Senate Fails to Pass Critical Military Sexual Assault Bill
NEW YORK (March 6, 2014) – As a result of continued Washington gridlock, a critical military sexual assault bill that would have protected survivors and the health and well-being of our nation’s military failed to pass the Senate today. The failure comes after the transformational Veterans Omnibus Bill (S.1982) was stalled last week. Iraq and Afghanistan Veterans of America (IAVA) strongly supported the Military Justice Improvement Act (MJIA), which would have put decisions of whether to move cases involving serious crimes to a court martial in the hands of experienced military prosecutors, establishing a more impartial justice system that would have balanced aggressive prosecution with the rights of the accused.
“Washington’s continued games with veterans and servicemembers has become a frustrating pattern – and it’s only March,” said IAVA Founder and CEO Paul Rieckhoff. “This was a missed opportunity for Senate leaders to overhaul the military’s broken system of combatting sexual trauma. They have turned their back on veterans and servicemembers who pushed for reform. Instead, the Senate has chosen to keep the status quo. Our lawmakers should be able to provide a fair and effective military justice system worthy of our veterans and servicemembers.”

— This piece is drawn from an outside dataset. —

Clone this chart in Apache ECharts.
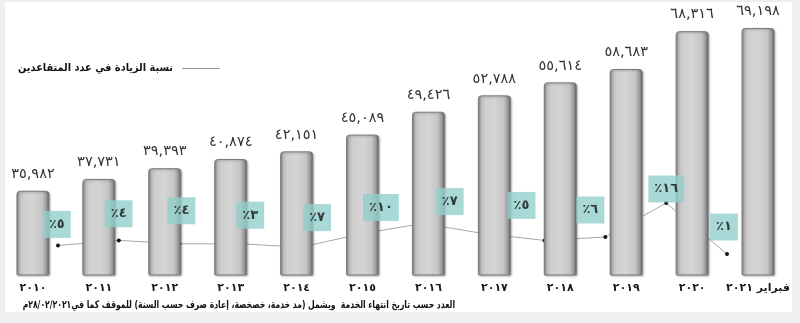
<!DOCTYPE html>
<html>
<head>
<meta charset="utf-8">
<script src="https://cdn.jsdelivr.net/npm/echarts@6/dist/echarts.min.js"></script>
<style>
html,body{margin:0;padding:0;background:#efefef;}
#c{width:800px;height:323px;}
</style>
</head>
<body>
<div id="c"></div>
<script>
// ---- data ----
const categories = ['٢٠١٠','٢٠١١','٢٠١٢','٢٠١٣','٢٠١٤','٢٠١٥','٢٠١٦','٢٠١٧','٢٠١٨','٢٠١٩','٢٠٢٠','فبراير ٢٠٢١'];
const retirees = [35982, 37731, 39393, 40874, 42151, 45089, 49426, 52788, 55614, 58683, 68316, 69198];
// yearly increase (%) ; first point is unlabeled in the original
const increasePct = [3.5, 5, 4, 4, 3, 7, 10, 7, 5, 6, 16, 1];
const legendName = 'نسبة الزيادة في عدد المتقاعدين';
const footnote = 'العدد حسب تاريخ انتهاء الخدمة  ويشمل (مد خدمة، خصخصة، إعادة صرف حسب السنة) للموقف كما في٢٨/٠٢/٢٠٢١م';

// ---- layout (label box offsets relative to line points) ----
const boxOffsets = [[0,0],[-62,-16],[-61,-30],[-59,-33],[-51,-32],[-45,-16],[-42,-16],[-34,-32],[-23,-35],[-15,-27],[0,-14],[-3,-27]];

const AR = '٠١٢٣٤٥٦٧٨٩';
const toAr = s => String(s).replace(/\d/g, d => AR[d]);
const FONT = 'DejaVu Sans';
const NARROW = '"DejaVu Sans Condensed", "DejaVu Sans"';

// fit a font size so a text spans a target width
const mctx = document.createElement('canvas').getContext('2d');
function fitSize(text, target, weight) {
  mctx.font = weight + ' 20px ' + NARROW;
  const w = mctx.measureText(text).width;
  return Math.min(14, 20 * target / w);
}
const footSize = fitSize(footnote, 433, 'bold');
const legSize = fitSize(legendName, 155, 'bold');

const chart = echarts.init(document.getElementById('c'), null, {renderer:'canvas'});
chart.setOption({
  backgroundColor: '#efefef',
  animation: false,
  graphic: [
    {type:'rect', z:-10, shape:{x:5,y:2,width:787,height:310}, style:{fill:'#ffffff'}},
    {type:'text', z:10, x:455, y:305, scaleY:1.25, style:{text: footnote, x:0, y:0, align:'right', verticalAlign:'middle',
      font:'bold ' + footSize.toFixed(2) + 'px ' + NARROW, fill:'#111'}}
  ],
  legend: {
    data: [legendName],
    right: 575, top: 58,
    align: 'right',
    icon: 'rect', itemWidth: 38, itemHeight: 1, itemGap: 6,
    itemStyle: {color:'#9a9a9a'},
    textStyle: {fontFamily: NARROW, fontSize: legSize, fontWeight:'bold', color:'#111', padding:[0,4,0,0]}
  },
  grid: [
    {left: -2, right: 9, top: 10, bottom: 48},
    {left: 58, right: 73, top: 189.4, bottom: 65.6}
  ],
  xAxis: [
    {type:'category', gridIndex:0, data: categories, boundaryGap:true,
     axisLine:{show:false}, axisTick:{show:false},
     axisLabel:{interval:0, margin:8, fontFamily:FONT, fontSize:11, fontWeight:'bold', color:'#1a1a1a'}},
    {type:'category', gridIndex:1, data: categories, boundaryGap:false, show:false}
  ],
  yAxis: [
    {type:'log', gridIndex:0, min:25650, max:74381, show:false, splitLine:{show:false}},
    {type:'value', gridIndex:1, min:0, max:20, show:false, splitLine:{show:false}}
  ],
  series: [
    {
      type:'line', name: legendName, xAxisIndex:1, yAxisIndex:1, z:1,
      data: increasePct,
      symbol:'circle', symbolSize:4,
      itemStyle:{color:'#111'},
      lineStyle:{color:'#a8a8a8', width:1}
    },
    {
      type:'bar', xAxisIndex:0, yAxisIndex:0, z:2, barWidth:33,
      data: retirees,
      itemStyle:{
        borderRadius:[3,3,1,1],
        borderColor:'#7a7a7a', borderWidth:1,
        color:{type:'linear', x:0, y:0, x2:1, y2:0, colorStops:[
          {offset:0, color:'#8a8a8a'},
          {offset:0.1, color:'#bcbcbc'},
          {offset:0.22, color:'#cfcfcf'},
          {offset:0.5, color:'#d4d4d4'},
          {offset:0.78, color:'#c6c6c6'},
          {offset:0.9, color:'#9c9c9c'},
          {offset:1, color:'#5c5c5c'}
        ]},
        shadowColor:'rgba(0,0,0,0.25)', shadowBlur:2, shadowOffsetX:1, shadowOffsetY:1
      },
      label:{show:true, position:'top', distance:9, fontFamily:FONT, fontSize:14.5, color:'#333',
        formatter: p => toAr(p.value.toLocaleString('en-US'))}
    },
    {
      type:'scatter', xAxisIndex:1, yAxisIndex:1, z:5, symbolSize:0, silent:true,
      data: increasePct.map((v,i) => ({value:v, label:{show: i>0, offset: boxOffsets[i]}})),
      label:{position:'inside', formatter: p => '٪' + toAr(p.value),
        backgroundColor:'#93cfcd', padding:[8,6,6,6], fontFamily:FONT, fontSize:13, fontWeight:'bold', color:'#111'}
    }
  ]
});
</script>
</body>
</html>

Introduced by Senator Kirsten Gillibrand, the MJIA would have placed prosecution decisions in the hands of experienced military lawyers. MJIA ensured that decisions to move to trial would be based on the evidence of the case alone, giving both survivors and the accused confidence in the impartiality of the system. The bill would have equipped commanders with tools to prevent and address sexual assault within their units. IAVA members from across the country called Senators in support of the legislation, arguing that the MJIA’s reforms are critical to breaking the status quo of pervasive sexual assault in the military.